Business

High Court: Vague law may free Conrad Black

Conrad Black’s ego could swell even larger if he succeeds as the convict who opened the cells of some of the most notorious white-collar criminals jailed in the past decade.

The imprisoned former publisher, who still sits in the British House of Lords, stands to have his conviction for looting $6.1 million from his collapsed company tossed by the US Supreme Court.

The high court yesterday agreed to review his conviction, as well as the convictions of two other white-collar criminals, on the grounds that a single-sentence law hastily added by Congress to the stronger antitrust statutes is unconstitutional.

In arguments yesterday, the high court hammered for an hour at vagueness in the law, raising prospects it might shoot down the section when its review is completed in about eight months.

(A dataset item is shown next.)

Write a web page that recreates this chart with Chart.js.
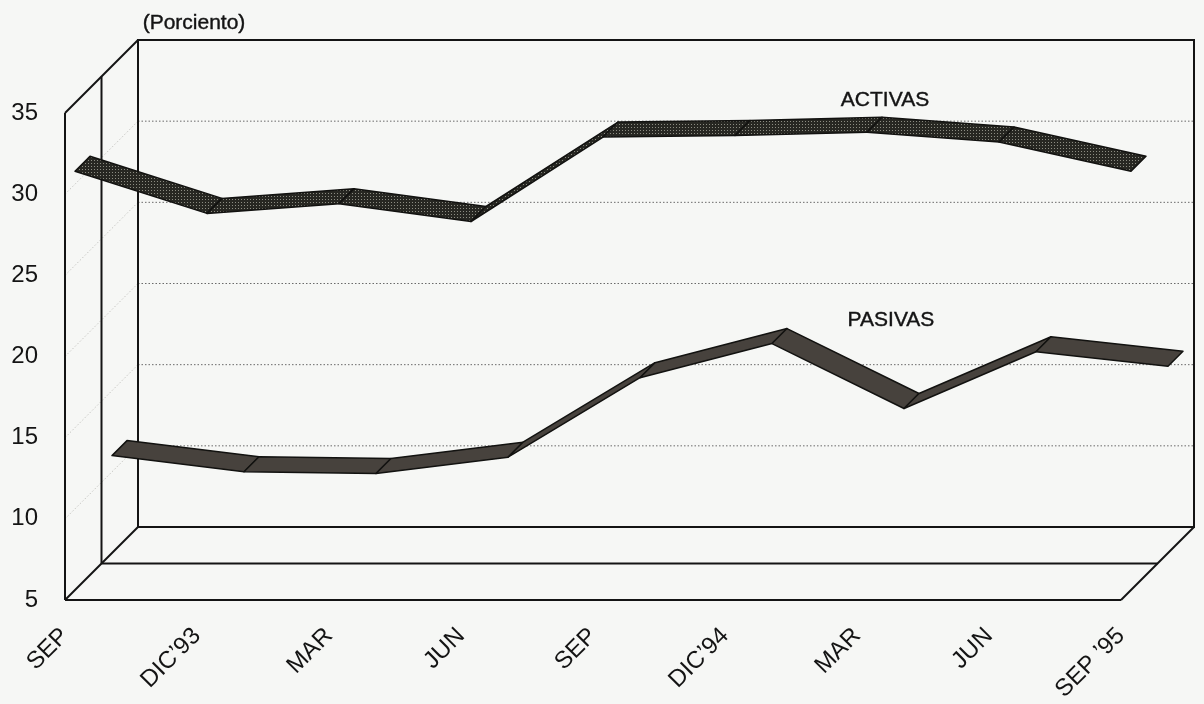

Justice Stephen Breyer chided one government lawyer, who pressed to keep Black behind bars, that of the 150 million workers in the US “I think possibly 140 million of them would flunk your test” of the law.

Black, 65, who has long boasted he would beat the system, was able to focus on the law’s narrow flaw, which said “failure to deliver honest services” is a felony, without offering any definitions of “honest services,” said legal experts.

The narrow law was tagged onto statutes in 1988 at the height of Wall Street’s insider-trading and junk-bond scandals, and was used in Enron prosecutions it the late 1990s.

Black, who’s served barely two years of a 6½-year sentence, and two of his executives were convicted in 2007 of stealing $6.1 million from Hollinger, a newspaper publisher he controlled.

The Supreme Court’s ruling could also set free Enron’s former CEO Jeffrey Skilling, who’s served three years of a 24-year sentence. He’s also submitting papers to fight the “honest services” clause.